** PROVIDED MATERIAL **
>>>

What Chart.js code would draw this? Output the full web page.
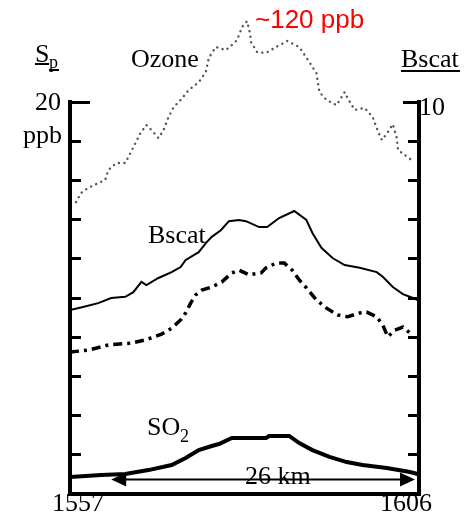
<!DOCTYPE html>
<html>
<head>
<meta charset="utf-8">
<script src="https://cdn.jsdelivr.net/npm/chart.js@4"></script>
<style>
  body { margin: 0; background: #fff; }
  canvas { display: block; }
</style>
</head>
<body>
<canvas id="grafica" width="465" height="515"></canvas>
<script>
// Datos (x en km a lo largo del transecto, 0 = 1557, 26 = 1606)
const ozoneKm = [0.45, 0.82, 1.35, 2.10, 2.62, 2.85, 3.45, 4.12, 4.50, 4.87, 5.25, 5.69, 6.07, 6.59, 6.97,
    7.34, 7.72, 8.24, 8.84, 9.59, 10.12, 10.34, 10.86, 11.61, 12.06, 12.44, 12.81, 13.19, 13.41, 13.49,
    13.94, 14.61, 15.36, 16.18, 17.08, 17.83, 18.36, 18.58, 19.11, 19.86, 20.46, 20.68, 21.20, 21.95,
    22.55, 22.85, 23.23, 23.68, 24.05, 24.35, 24.43, 24.95, 25.55];
const ozonePpb = [73.7, 76.0, 77.3, 78.5, 79.3, 81.8, 83.6, 83.6, 86.1, 88.6, 91.2, 93.2, 91.9, 89.9, 91.9,
    95.2, 97.7, 99.5, 102.0, 104.0, 106.6, 110.1, 112.9, 112.1, 113.4, 114.6, 117.9, 119.4, 116.4, 114.1,
    111.6, 111.4, 112.9, 114.4, 112.9, 109.1, 106.3, 101.5, 99.5, 98.2, 101.5, 100.0, 97.0, 97.5,
    95.2, 92.4, 89.4, 91.4, 93.4, 89.9, 86.9, 85.6, 84.1];

const bscatKm = [0, 0.97, 2.10, 3.07, 4.12, 4.72, 5.32, 5.69, 6.59, 7.57, 8.24, 8.62, 9.59, 10.12, 10.56,
    11.24, 11.84, 12.59, 13.11, 14.09, 14.69, 15.58, 16.71, 17.61, 18.06, 18.73, 19.56, 20.46, 21.58,
    22.85, 23.30, 24.05, 24.80, 25.55, 25.9];
const bscatVal = [4.69, 4.77, 4.87, 5.00, 5.03, 5.15, 5.41, 5.33, 5.51, 5.66, 5.79, 5.97, 6.17, 6.40, 6.56,
    6.73, 6.96, 6.99, 6.96, 6.81, 6.81, 7.04, 7.22, 6.99, 6.66, 6.28, 6.02, 5.84, 5.77,
    5.66, 5.54, 5.28, 5.10, 5.00, 4.95];

const dashKm = [0, 1.35, 2.85, 4.57, 5.62, 6.82, 7.57, 8.24, 8.62, 8.99, 9.37, 9.82, 10.56, 11.31, 12.06,
    12.59, 13.34, 14.24, 14.61, 15.36, 15.96, 16.56, 17.08, 17.61, 18.36, 19.11, 19.93, 20.68, 21.58,
    22.10, 22.85, 23.30, 23.68, 24.20, 24.80, 25.48];
const dashVal = [3.62, 3.67, 3.80, 3.85, 3.93, 4.08, 4.23, 4.44, 4.62, 4.87, 5.08, 5.20, 5.28, 5.41, 5.64,
    5.71, 5.59, 5.64, 5.77, 5.89, 5.89, 5.71, 5.46, 5.26, 4.95, 4.74, 4.57, 4.52, 4.62,
    4.64, 4.52, 4.31, 4.01, 4.18, 4.26, 4.06];

const so2Km = [0, 2.32, 4.12, 5.84, 7.57, 8.62, 9.59, 10.56, 11.09, 12.06, 14.61, 14.84, 16.33, 17.08,
    18.06, 19.33, 20.61, 21.80, 23.60, 25.33, 25.9];
const so2Ppb = [0.87, 0.97, 1.02, 1.22, 1.48, 1.84, 2.24, 2.45, 2.55, 2.86, 2.86, 2.96, 2.96, 2.60,
    2.24, 1.89, 1.63, 1.48, 1.33, 1.12, 1.02];

// Ejes
const xRango = [0, 26];
const spRango = [0, 20];      // S_p en ppb (izquierda)
const bscatRango = [0, 10];   // Bscat (derecha)
const ozoneRango = [0, 99];   // escala oculta del ozono
const tiempos = ["1557", "1606"];
const flechaKm = [3.07, 25.7];

const puntos = (xs, ys) => xs.map((x, i) => ({ x, y: ys[i] }));

const serif = "'Liberation Serif', 'Times New Roman', serif";

// Textos, flecha y tick largo superior
const textosPlugin = {
    id: "textos",
    afterDatasetsDraw(chart) {
        const ctx = chart.ctx;
        const sx = chart.scales.x;
        const sl = chart.scales.ySp;
        const sr = chart.scales.yBscat;
        ctx.save();

        // ticks superiores mas largos
        ctx.fillStyle = "#000";
        ctx.fillRect(sl.right, sl.getPixelForValue(20) - 1, 20, 3);
        ctx.fillRect(sr.left - 16, sr.getPixelForValue(10) - 1, 16, 3);

        // flecha de 26 km
        const yFlecha = sl.getPixelForValue(0.74);
        const x1 = sx.getPixelForValue(flechaKm[0]);
        const x2 = sx.getPixelForValue(flechaKm[1]);
        ctx.strokeStyle = "#000";
        ctx.lineWidth = 2;
        ctx.beginPath();
        ctx.moveTo(x1 + 10, yFlecha);
        ctx.lineTo(x2 - 10, yFlecha);
        ctx.stroke();
        ctx.beginPath();
        ctx.moveTo(x1, yFlecha);
        ctx.lineTo(x1 + 15, yFlecha - 7);
        ctx.lineTo(x1 + 15, yFlecha + 7);
        ctx.closePath();
        ctx.fill();
        ctx.beginPath();
        ctx.moveTo(x2, yFlecha);
        ctx.lineTo(x2 - 15, yFlecha - 7);
        ctx.lineTo(x2 - 15, yFlecha + 7);
        ctx.closePath();
        ctx.fill();

        ctx.textBaseline = "alphabetic";
        ctx.textAlign = "left";
        ctx.font = "26px " + serif;
        ctx.fillText("S", 35, 62);
        ctx.fillRect(35, 63, 14, 2);
        ctx.font = "18px " + serif;
        ctx.fillText("p", 49, 68);
        ctx.fillRect(49, 69, 10, 2);

        ctx.font = "26px " + serif;
        ctx.fillText("20", 35, 110);
        ctx.fillText("ppb", 23, 143);
        ctx.fillText("Ozone", 131, 67);
        ctx.fillText("Bscat", 401, 67);
        ctx.fillRect(401, 70, 59, 2);
        ctx.fillText("10", 419, 115);
        ctx.fillText("Bscat", 148, 243);
        ctx.fillText("SO", 147, 435);
        ctx.font = "18px " + serif;
        ctx.fillText("2", 180, 442);
        ctx.font = "26px " + serif;
        ctx.fillText("26 km", 245, 484);
        ctx.textAlign = "center";
        ctx.fillText(tiempos[0], sx.getPixelForValue(xRango[0]) + 8, 511);
        ctx.fillText(tiempos[1], sx.getPixelForValue(xRango[1]) - 13, 511);

        ctx.textAlign = "left";
        ctx.fillStyle = "#ff0000";
        ctx.font = "26px 'Liberation Sans', Arial, sans-serif";
        ctx.fillText("~120 ppb", 255, 28);

        ctx.restore();
    }
};

const ejeVertical = (pos, rango, paso) => ({
    type: "linear",
    position: pos,
    min: rango[0],
    max: rango[1],
    ticks: { display: false, stepSize: paso },
    grid: { drawOnChartArea: false, drawTicks: true, tickLength: -11, tickWidth: 3, tickColor: "#000" },
    border: { display: true, width: 4, color: "#000" },
    afterFit: s => { s.width = 0; }
});

new Chart(document.getElementById("grafica"), {
    type: "line",
    data: {
        datasets: [
            {
                label: "Ozone",
                data: puntos(ozoneKm, ozonePpb),
                yAxisID: "yOzone",
                borderColor: "#555",
                borderWidth: 2.4,
                borderCapStyle: "round",
                borderDash: [0.1, 5.5],
                pointRadius: 0,
                clip: false
            },
            {
                label: "Bscat",
                data: puntos(bscatKm, bscatVal),
                yAxisID: "yBscat",
                borderColor: "#000",
                borderWidth: 2,
                pointRadius: 0
            },
            {
                label: "Bscat2",
                data: puntos(dashKm, dashVal),
                yAxisID: "yBscat",
                borderColor: "#000",
                borderWidth: 3.5,
                borderDash: [9, 5, 3, 5],
                pointRadius: 0
            },
            {
                label: "SO2",
                data: puntos(so2Km, so2Ppb),
                yAxisID: "ySp",
                borderColor: "#000",
                borderWidth: 4,
                pointRadius: 0
            }
        ]
    },
    options: {
        responsive: false,
        animation: false,
        layout: { padding: { left: 70, right: 46, top: 102, bottom: 21 } },
        plugins: { legend: { display: false }, tooltip: { enabled: false } },
        scales: {
            x: {
                type: "linear",
                min: xRango[0],
                max: xRango[1],
                ticks: { display: false },
                grid: { display: false },
                border: { display: true, width: 4, color: "#000" },
                afterFit: s => { s.height = 0; }
            },
            ySp: ejeVertical("left", spRango, 2),
            yBscat: ejeVertical("right", bscatRango, 1),
            yOzone: {
                type: "linear",
                display: false,
                min: ozoneRango[0],
                max: ozoneRango[1]
            }
        }
    },
    plugins: [textosPlugin]
});
</script>
</body>
</html>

<<<

** DIRECTION **
Take the material above from its first line through the line holding "5.66, 5.54, 5.28, 5.10, 5.00, 4.95];" and set it down exactly, without the pictures.

** COMPLETE OUTPUT **
What Chart.js code would draw this? Output the full web page.
<!DOCTYPE html>
<html>
<head>
<meta charset="utf-8">
<script src="https://cdn.jsdelivr.net/npm/chart.js@4"></script>
<style>
  body { margin: 0; background: #fff; }
  canvas { display: block; }
</style>
</head>
<body>
<canvas id="grafica" width="465" height="515"></canvas>
<script>
// Datos (x en km a lo largo del transecto, 0 = 1557, 26 = 1606)
const ozoneKm = [0.45, 0.82, 1.35, 2.10, 2.62, 2.85, 3.45, 4.12, 4.50, 4.87, 5.25, 5.69, 6.07, 6.59, 6.97,
    7.34, 7.72, 8.24, 8.84, 9.59, 10.12, 10.34, 10.86, 11.61, 12.06, 12.44, 12.81, 13.19, 13.41, 13.49,
    13.94, 14.61, 15.36, 16.18, 17.08, 17.83, 18.36, 18.58, 19.11, 19.86, 20.46, 20.68, 21.20, 21.95,
    22.55, 22.85, 23.23, 23.68, 24.05, 24.35, 24.43, 24.95, 25.55];
const ozonePpb = [73.7, 76.0, 77.3, 78.5, 79.3, 81.8, 83.6, 83.6, 86.1, 88.6, 91.2, 93.2, 91.9, 89.9, 91.9,
    95.2, 97.7, 99.5, 102.0, 104.0, 106.6, 110.1, 112.9, 112.1, 113.4, 114.6, 117.9, 119.4, 116.4, 114.1,
    111.6, 111.4, 112.9, 114.4, 112.9, 109.1, 106.3, 101.5, 99.5, 98.2, 101.5, 100.0, 97.0, 97.5,
    95.2, 92.4, 89.4, 91.4, 93.4, 89.9, 86.9, 85.6, 84.1];

const bscatKm = [0, 0.97, 2.10, 3.07, 4.12, 4.72, 5.32, 5.69, 6.59, 7.57, 8.24, 8.62, 9.59, 10.12, 10.56,
    11.24, 11.84, 12.59, 13.11, 14.09, 14.69, 15.58, 16.71, 17.61, 18.06, 18.73, 19.56, 20.46, 21.58,
    22.85, 23.30, 24.05, 24.80, 25.55, 25.9];
const bscatVal = [4.69, 4.77, 4.87, 5.00, 5.03, 5.15, 5.41, 5.33, 5.51, 5.66, 5.79, 5.97, 6.17, 6.40, 6.56,
    6.73, 6.96, 6.99, 6.96, 6.81, 6.81, 7.04, 7.22, 6.99, 6.66, 6.28, 6.02, 5.84, 5.77,
    5.66, 5.54, 5.28, 5.10, 5.00, 4.95];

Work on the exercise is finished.